First, sorry for yet another lengthy post.
I submitted my PRP application on October 2014 and I am still waiting for any result . While waiting for it, as if I had nothing better to do, I had to appeal a capricious and totally arbitrary decision by DHA do reject my TRP which I had to extent to stay legit in the country. A positive outcome eventually arrived many months later after my first TRP had expired forcing me to stay put in the republic to avoid deportation.
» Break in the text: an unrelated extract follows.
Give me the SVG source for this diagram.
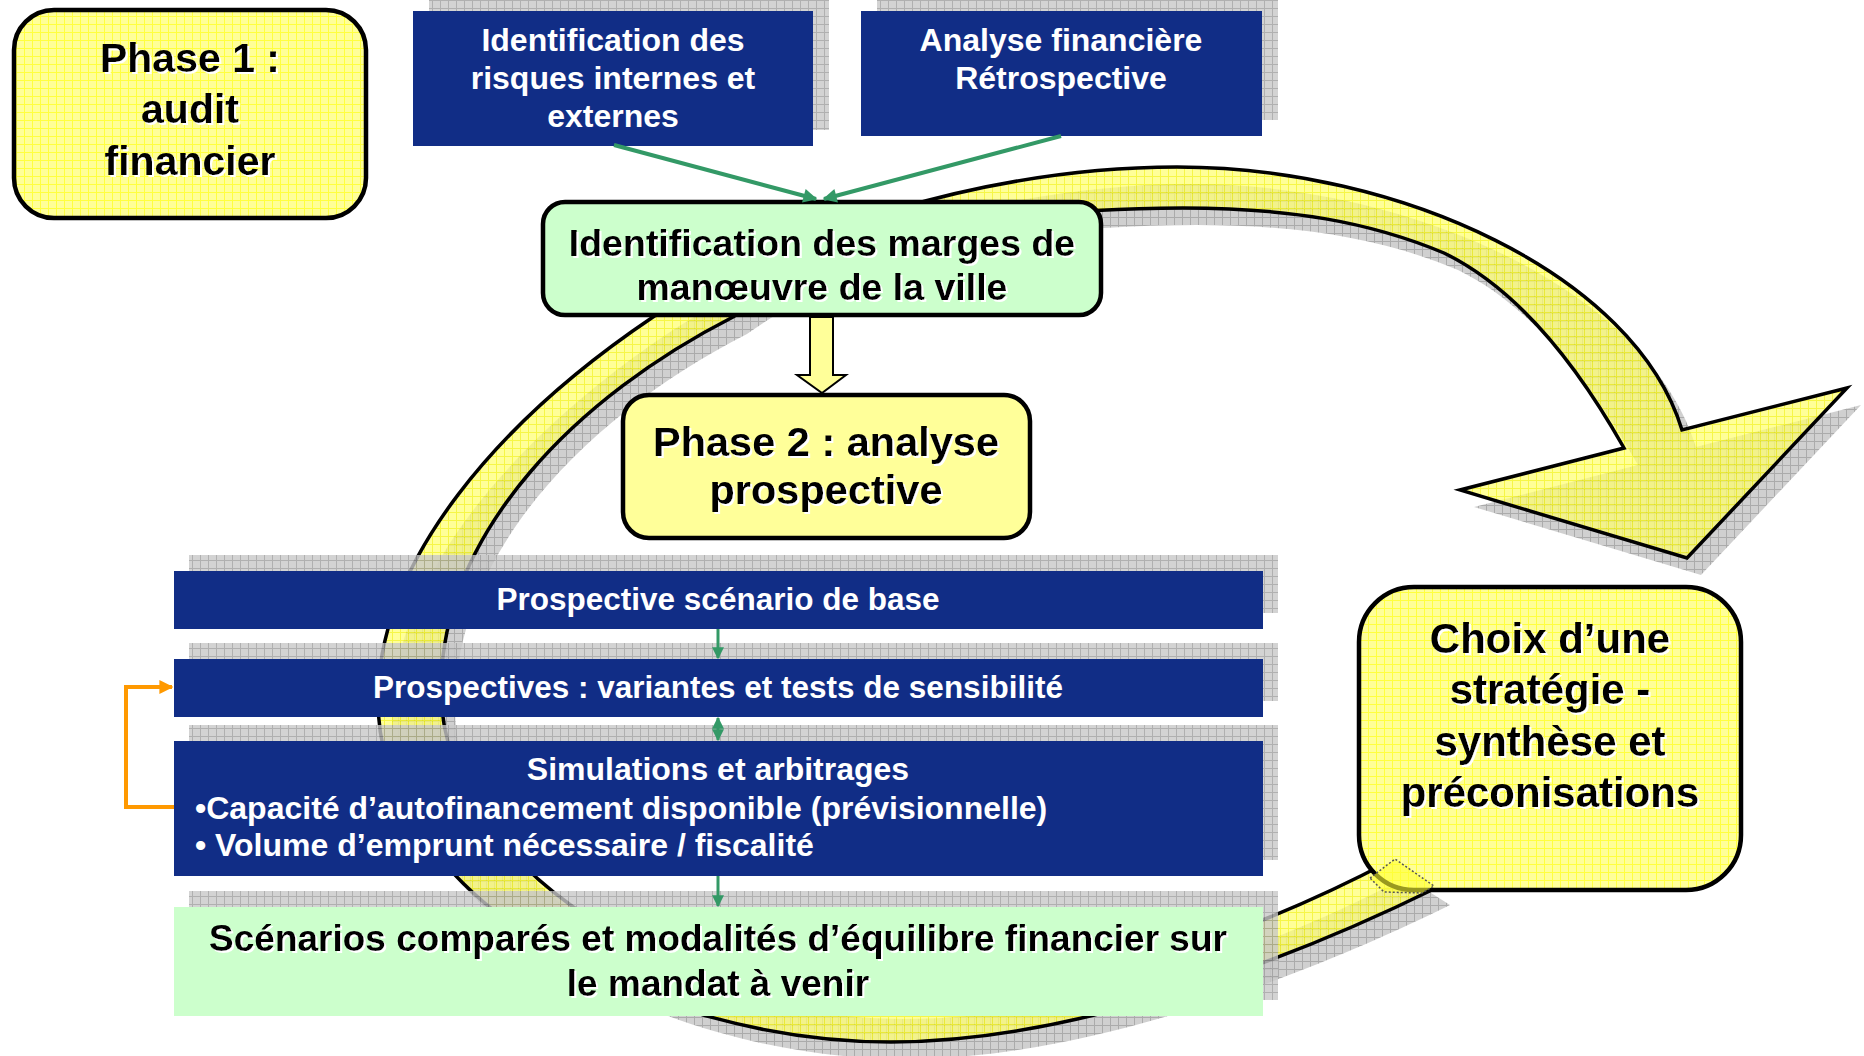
<svg xmlns="http://www.w3.org/2000/svg" width="1864" height="1056" viewBox="0 0 1864 1056">
  <defs>
    <style>
      .t { font-family: "Liberation Sans", Arial, sans-serif; font-weight: bold; text-anchor: middle; }
      .dark { fill: #000; }
      .light { fill: #fff; }
      .blue { fill: #112D86; }
      .shadow { fill: url(#gridShadow); opacity: 0.8; }
      .phase { stroke: #000; stroke-width: 4.5; }
      .link { stroke: #339966; stroke-width: 4; fill: none; }
      .link-s { stroke: #339966; stroke-width: 3; fill: none; }
    </style>
    <pattern id="gridY" width="8" height="8" patternUnits="userSpaceOnUse">
      <rect width="8" height="8" fill="#FFFF99"/>
      <path d="M0 .5H8M.5 0V8" stroke="#FFFF40" stroke-width="1"/>
    </pattern>
    <pattern id="gridRing" width="8" height="8" patternUnits="userSpaceOnUse">
      <rect width="8" height="8" fill="#FFFF70"/>
      <path d="M0 .5H8M.5 0V8" stroke="#F2F200" stroke-width="1"/>
    </pattern>
    <pattern id="gridShadow" width="8" height="8" patternUnits="userSpaceOnUse">
      <rect width="8" height="8" fill="#C8C8C8"/>
      <path d="M0 .5H8M.5 0V8" stroke="#9C9C9C" stroke-width="1"/>
    </pattern>
    <filter id="emboss" x="-5%" y="-10%" width="110%" height="130%">
      <feOffset in="SourceAlpha" dx="1.5" dy="1.5" result="off"/>
      <feFlood flood-color="#fff"/>
      <feComposite in2="off" operator="in" result="white"/>
      <feMerge>
        <feMergeNode in="white"/>
        <feMergeNode in="SourceGraphic"/>
      </feMerge>
    </filter>
    <marker id="headGreen" viewBox="0 0 10 10" refX="9" refY="5" markerWidth="16" markerHeight="14" markerUnits="userSpaceOnUse" orient="auto-start-reverse">
      <path d="M0,0 L10,5 L0,10 Z" fill="#339966"/>
    </marker>
    <marker id="headGreenS" viewBox="0 0 10 10" refX="9" refY="5" markerWidth="12" markerHeight="12" markerUnits="userSpaceOnUse" orient="auto-start-reverse">
      <path d="M0,0 L10,5 L0,10 Z" fill="#339966"/>
    </marker>
    <marker id="headOrange" viewBox="0 0 10 10" refX="9" refY="5" markerWidth="14" markerHeight="14" markerUnits="userSpaceOnUse" orient="auto">
      <path d="M0,0 L10,5 L0,10 Z" fill="#FF9900"/>
    </marker>
    <path id="ringShape" d="M1436,888 C1300,955 1080,1042 891,1042 C650,1042 378,900 378,700 C378,560 500,420 653,317 C780,232 990,167 1177,167 C1400,167 1635,275 1682,430 L1847,388 L1687,558 L1460,490 L1624,448 C1580,370 1520,290 1444,253 C1370,222 1290,208 1183,208 C1000,208 840,240 733,317 C580,395 441,530 441,690 C441,850 640,1002 891,1002 C1060,1002 1250,935 1392,860 Z"/>
  </defs>

  <rect width="1864" height="1056" fill="#fff"/>

  <!-- large circular arrow running round the process -->
  <g id="cycle-arrow">
    <use href="#ringShape" transform="translate(14,17)" fill="url(#gridShadow)" opacity="0.85"/>
    <use href="#ringShape" fill="url(#gridRing)" fill-opacity="0.72" stroke="#000" stroke-width="3.5" stroke-linejoin="miter"/>
  </g>

  <!-- phase 1 -->
  <g id="phase1">
    <rect class="phase" x="14" y="10" width="352" height="208" rx="40" fill="url(#gridY)"/>
    <g class="t dark" font-size="41" filter="url(#emboss)">
      <text x="190" y="72">Phase 1 :</text>
      <text x="190" y="123">audit</text>
      <text x="190" y="175">financier</text>
    </g>
  </g>

  <!-- audit inputs -->
  <g id="risques">
    <rect class="shadow" x="429" y="-5" width="400" height="135"/>
    <rect class="blue" x="413" y="11" width="400" height="135"/>
    <g class="t light" font-size="32">
      <text x="613" y="51">Identification des</text>
      <text x="613" y="89">risques internes et</text>
      <text x="613" y="127">externes</text>
    </g>
  </g>

  <g id="retrospective">
    <rect class="shadow" x="877" y="-5" width="401" height="125"/>
    <rect class="blue" x="861" y="11" width="401" height="125"/>
    <g class="t light" font-size="32">
      <text x="1061" y="51">Analyse financière</text>
      <text x="1061" y="89">Rétrospective</text>
    </g>
  </g>

  <!-- margins of manoeuvre -->
  <g id="marges">
    <rect x="543" y="202" width="558" height="113" rx="22" fill="#CCFFCC" stroke="#000" stroke-width="4.5"/>
    <g class="t dark" font-size="37.5" filter="url(#emboss)">
      <text x="822" y="256">Identification des marges de</text>
      <text x="822" y="300">manœuvre de la ville</text>
    </g>
  </g>

  <!-- phase 2 -->
  <g id="phase2">
    <rect class="phase" x="623" y="395" width="407" height="143" rx="26" fill="#FFFF99"/>
    <g class="t dark" font-size="41.5" filter="url(#emboss)">
      <text x="826" y="456">Phase 2 : analyse</text>
      <text x="826" y="504">prospective</text>
    </g>
  </g>

  <!-- prospective steps -->
  <g id="scenario-base">
    <rect class="shadow" x="189" y="555" width="1089" height="58"/>
    <rect class="blue" x="174" y="571" width="1089" height="58"/>
    <text class="t light" x="718" y="610" font-size="31.5">Prospective scénario de base</text>
  </g>

  <g id="variantes">
    <rect class="shadow" x="189" y="643" width="1089" height="58"/>
    <rect class="blue" x="174" y="659" width="1089" height="58"/>
    <text class="t light" x="718" y="698" font-size="31.5">Prospectives : variantes et tests de sensibilité</text>
  </g>

  <g id="simulations">
    <rect class="shadow" x="189" y="725" width="1089" height="135"/>
    <rect class="blue" x="174" y="741" width="1089" height="135"/>
    <g class="t light" font-size="32">
      <text x="718" y="780">Simulations et arbitrages</text>
      <text x="195" y="819" text-anchor="start">•Capacité d’autofinancement disponible (prévisionnelle)</text>
      <text x="195" y="856" text-anchor="start">• Volume d’emprunt nécessaire / fiscalité</text>
    </g>
  </g>

  <g id="scenarios-compares">
    <rect class="shadow" x="189" y="891" width="1089" height="109"/>
    <rect x="174" y="907" width="1089" height="109" fill="#CCFFCC"/>
    <g class="t dark" font-size="37" filter="url(#emboss)">
      <text x="718" y="951">Scénarios comparés et modalités d’équilibre financier sur</text>
      <text x="718" y="996">le mandat à venir</text>
    </g>
  </g>

  <!-- strategy choice -->
  <g id="choix">
    <rect class="phase" x="1359" y="587" width="382" height="303" rx="55" fill="url(#gridY)"/>
    <polygon points="1370,878 1395,859 1434,886 1422,893 1384,892" fill="#FFFF33" fill-opacity="0.6" stroke="#555" stroke-width="1.5" stroke-dasharray="2,2"/>
    <g class="t dark" font-size="42" filter="url(#emboss)">
      <text x="1550" y="653">Choix d’une</text>
      <text x="1550" y="704">stratégie -</text>
      <text x="1550" y="756">synthèse et</text>
      <text x="1550" y="807">préconisations</text>
    </g>
  </g>

  <!-- connectors -->
  <g id="connectors">
    <line class="link" x1="614" y1="145" x2="816" y2="199" marker-end="url(#headGreen)"/>
    <line class="link" x1="1061" y1="136" x2="824" y2="199" marker-end="url(#headGreen)"/>
    <path d="M810,317 V375 H797 L822,393 L846,375 H833 V317 Z" fill="#FFFF99" stroke="#000" stroke-width="2"/>
    <line class="link-s" x1="718" y1="629" x2="718" y2="658" marker-end="url(#headGreenS)"/>
    <line class="link-s" x1="718" y1="718" x2="718" y2="740" marker-start="url(#headGreenS)" marker-end="url(#headGreenS)"/>
    <line class="link-s" x1="718" y1="876" x2="718" y2="906" marker-end="url(#headGreenS)"/>
    <path d="M174,807 H126 V687 H172" fill="none" stroke="#FF9900" stroke-width="4" marker-end="url(#headOrange)"/>
  </g>
</svg>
So now, I have to deal with more frustrating delays regarding my PRP. a year ago, I hired an immigration agent (not a lawyer) who has been keeping me up-to-date on the whereabout of my PRP application. According to him, he has been meeting regularly w/ DHA staff in Pretoria to discuss the work progress of each of his clients' application . This has been going on for almost a year now. 
Finally in October, he advised me that DHA had requested that he went to Pretoria on 25/11/2015 to personally collect the permit, along with proof that it was on the system"; I thought it was strange since the permit should only come to VFS (humm flag #1). I asked him to send me the email/ sms/ letter he received from DHA w/ such strange request, he did not and changed his story to inform me that he was told my PRP would be ready before Xmas, on the 18/12/2005, which happened to be a Saturday (humm, flag #2) . then I was told that the DHA computer system was down! more delays.. then on 18/1/2016 after inquiring, yet again, on the status of my PRP, I received the following SMS from my agent ", his answer was "yes, it's done, and you should receive an SMS in 3 -5 days", of course, after 5 days nothing. I contacted him again and he said he had to meet w/ DHA again to discuss mine and another client's PRP. he promised to let me know as soon as his meeting was over. then nothing. I called the next day and he informed me it would be ready by the end of February now. sigh. The reason mien PRP is taking so long, he told me, is that there is so much corruption at DHA (I believe that one) that they had to fire so many people who were handling the applications that it created more delays; they now have to assign new people to handle the existing applications. Also I was told that, given the amount of corruption, DHA is now limited to process 300 applications a month while they are currently 1000s demand/ month creating a backlog. same all, same all; Unless this is BS and my agent has no idea of the whereabout of my PRP application and he is handling me. :-(

Does anyone has had a similar experience or knows what the hell is going on at DHA. I saw some people's posting here claiming to have received their PRP in few weeks or less than 6 months.. Am I missing something, or are they actually DHA agents trying to boost DHA's reputation? they all seemed to be from Zimbabwe, is that the reason? they must be some kind of reciprocal agreement between the 2 countries! Or am I the victim of some kind of discrimination? one wonders! last but not least is this another example of incompetence in action and I am the unlucky one who was assigned the least efficient worker of the entire DHA?.

Any thought would be appreciated! Thank you


----------



## ColetteR (Jul 22, 2014)

Hi there,

I have the same problem as you. Not in the sense that I went through an immigration officer or consultant. I however did it on my own, I went to the DHA in London back in March 2015. I have in that time been to the DHA asking where my application is or if there is any way that I can have a reference number on my application. I emailed the man who interviewed me and took all my documents and he said my application must be in Pretoria and there is no way he can let me know any information on my application and I have to wait until I get this so called email I've been waiting 11 months for, I should of applied through VFS, they seem to get theirs reasonably quickly. 

I hope you get some sort of confirmation soon!


----------



## oceanracer (Mar 10, 2015)

Hi Colette, actually for both my PRP and TRP I did all the paperwork on my own through VFS . I hired an immigration consultant much later when I was tired of waiting for an outcome. he actually mostly deals with VISA. Unfortunately nothing seems to help even a "so-called" insider. Although he kinda hinted that the DHA staff might have been sitting on my file for a while blocking it from being sent for signature in exchange of a bribe. I was told the DHA agent is asking for R5,000 which I am refusing to pay. At this point this could be either a scam from my consultant or the work of a corrupted DHA agent. Either way, it is extremely frustrating.


----------